AVAILABLE DATA >>

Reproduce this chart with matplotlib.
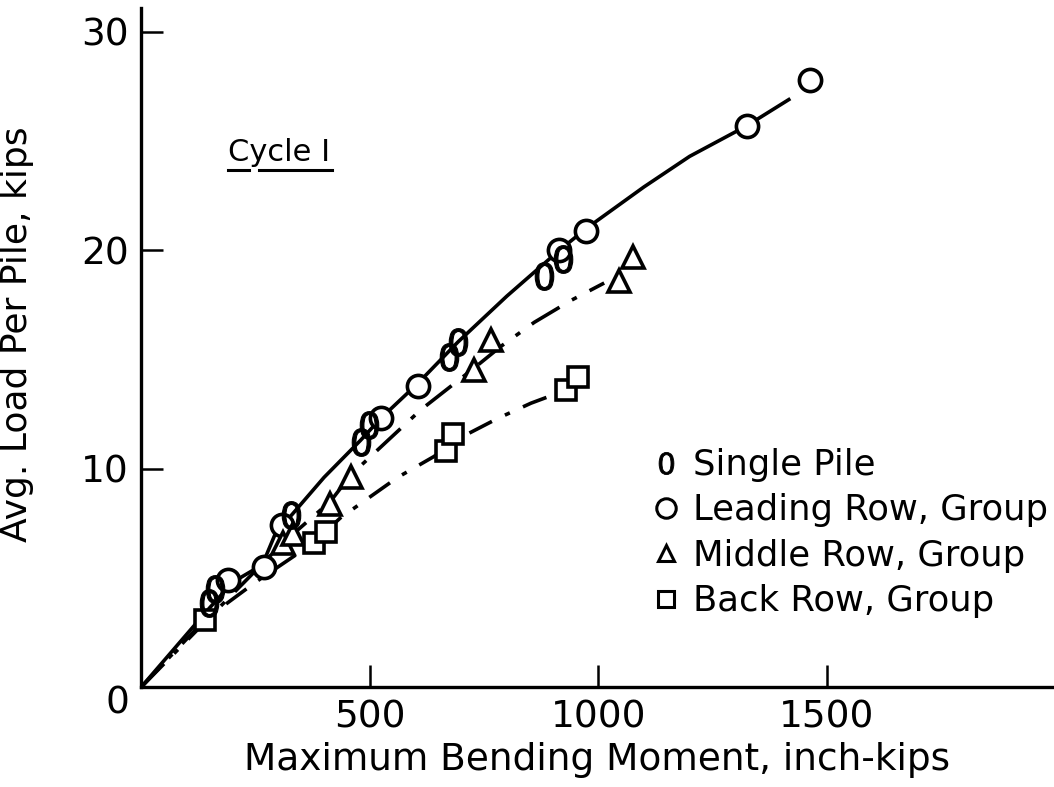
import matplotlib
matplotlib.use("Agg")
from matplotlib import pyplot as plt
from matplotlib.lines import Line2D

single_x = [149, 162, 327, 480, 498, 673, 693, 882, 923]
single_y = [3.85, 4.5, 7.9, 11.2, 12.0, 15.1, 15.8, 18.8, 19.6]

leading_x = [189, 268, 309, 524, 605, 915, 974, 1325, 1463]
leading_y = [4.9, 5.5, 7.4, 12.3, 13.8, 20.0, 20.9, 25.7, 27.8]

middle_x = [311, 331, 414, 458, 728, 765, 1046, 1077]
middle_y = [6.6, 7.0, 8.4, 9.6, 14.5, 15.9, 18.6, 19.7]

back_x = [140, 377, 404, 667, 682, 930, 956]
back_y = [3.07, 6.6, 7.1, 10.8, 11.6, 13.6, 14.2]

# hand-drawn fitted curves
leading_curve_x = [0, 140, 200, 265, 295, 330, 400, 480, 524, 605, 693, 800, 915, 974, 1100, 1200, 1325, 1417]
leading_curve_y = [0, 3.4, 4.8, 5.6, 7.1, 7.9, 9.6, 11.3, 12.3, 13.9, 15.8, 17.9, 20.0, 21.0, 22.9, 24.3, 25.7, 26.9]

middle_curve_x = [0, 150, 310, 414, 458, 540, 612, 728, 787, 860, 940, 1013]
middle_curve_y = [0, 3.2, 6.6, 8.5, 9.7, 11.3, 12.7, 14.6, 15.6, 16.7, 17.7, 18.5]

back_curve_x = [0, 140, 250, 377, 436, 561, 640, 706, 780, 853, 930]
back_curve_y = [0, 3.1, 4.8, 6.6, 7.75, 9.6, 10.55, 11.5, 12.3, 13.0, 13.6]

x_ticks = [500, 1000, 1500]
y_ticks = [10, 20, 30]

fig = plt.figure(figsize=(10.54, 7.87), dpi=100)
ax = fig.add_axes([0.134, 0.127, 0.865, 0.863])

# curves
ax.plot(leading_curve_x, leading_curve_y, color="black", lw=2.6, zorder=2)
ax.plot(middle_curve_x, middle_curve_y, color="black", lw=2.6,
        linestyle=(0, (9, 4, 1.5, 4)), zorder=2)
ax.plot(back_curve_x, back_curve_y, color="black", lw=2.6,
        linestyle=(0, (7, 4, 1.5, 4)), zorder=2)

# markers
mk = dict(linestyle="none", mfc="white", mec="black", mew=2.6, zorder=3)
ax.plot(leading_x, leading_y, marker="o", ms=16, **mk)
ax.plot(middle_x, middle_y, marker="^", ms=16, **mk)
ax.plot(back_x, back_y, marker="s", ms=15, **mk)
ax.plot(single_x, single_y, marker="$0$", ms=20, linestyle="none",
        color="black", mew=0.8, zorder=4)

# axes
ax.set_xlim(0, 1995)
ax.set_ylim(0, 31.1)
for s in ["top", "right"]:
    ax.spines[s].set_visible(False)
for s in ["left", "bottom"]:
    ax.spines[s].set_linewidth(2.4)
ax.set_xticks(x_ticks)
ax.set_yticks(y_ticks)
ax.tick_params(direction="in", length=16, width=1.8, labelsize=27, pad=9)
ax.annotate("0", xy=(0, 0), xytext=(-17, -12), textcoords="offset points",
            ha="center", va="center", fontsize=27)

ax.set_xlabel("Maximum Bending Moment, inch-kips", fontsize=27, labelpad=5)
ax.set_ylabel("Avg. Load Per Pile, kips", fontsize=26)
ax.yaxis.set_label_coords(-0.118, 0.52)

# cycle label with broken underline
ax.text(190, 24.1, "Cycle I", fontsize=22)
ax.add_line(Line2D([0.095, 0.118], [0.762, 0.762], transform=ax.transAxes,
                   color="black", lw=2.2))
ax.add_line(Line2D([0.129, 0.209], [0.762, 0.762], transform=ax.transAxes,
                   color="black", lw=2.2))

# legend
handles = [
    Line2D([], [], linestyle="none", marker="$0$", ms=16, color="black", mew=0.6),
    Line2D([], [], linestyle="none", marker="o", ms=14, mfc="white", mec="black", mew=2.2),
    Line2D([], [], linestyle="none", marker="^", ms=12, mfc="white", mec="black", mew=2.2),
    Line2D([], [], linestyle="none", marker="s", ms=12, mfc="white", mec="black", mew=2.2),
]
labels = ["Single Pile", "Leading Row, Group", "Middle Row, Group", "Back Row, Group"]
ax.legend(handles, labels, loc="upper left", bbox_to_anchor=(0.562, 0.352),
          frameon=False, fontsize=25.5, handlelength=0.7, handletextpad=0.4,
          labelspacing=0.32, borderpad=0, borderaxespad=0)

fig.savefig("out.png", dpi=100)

EXERCISE OBJECTIVE >>
The lines from the top of the data above through the one holding "back_y = [3.07, 6.6, 7.1, 10.8, 11.6, 13.6, 14.2]" are to be repeated exactly, and only those, with no pictures.

EXERCISE RESULT >>
Reproduce this chart with matplotlib.
import matplotlib
matplotlib.use("Agg")
from matplotlib import pyplot as plt
from matplotlib.lines import Line2D

single_x = [149, 162, 327, 480, 498, 673, 693, 882, 923]
single_y = [3.85, 4.5, 7.9, 11.2, 12.0, 15.1, 15.8, 18.8, 19.6]

leading_x = [189, 268, 309, 524, 605, 915, 974, 1325, 1463]
leading_y = [4.9, 5.5, 7.4, 12.3, 13.8, 20.0, 20.9, 25.7, 27.8]

middle_x = [311, 331, 414, 458, 728, 765, 1046, 1077]
middle_y = [6.6, 7.0, 8.4, 9.6, 14.5, 15.9, 18.6, 19.7]

back_x = [140, 377, 404, 667, 682, 930, 956]
back_y = [3.07, 6.6, 7.1, 10.8, 11.6, 13.6, 14.2]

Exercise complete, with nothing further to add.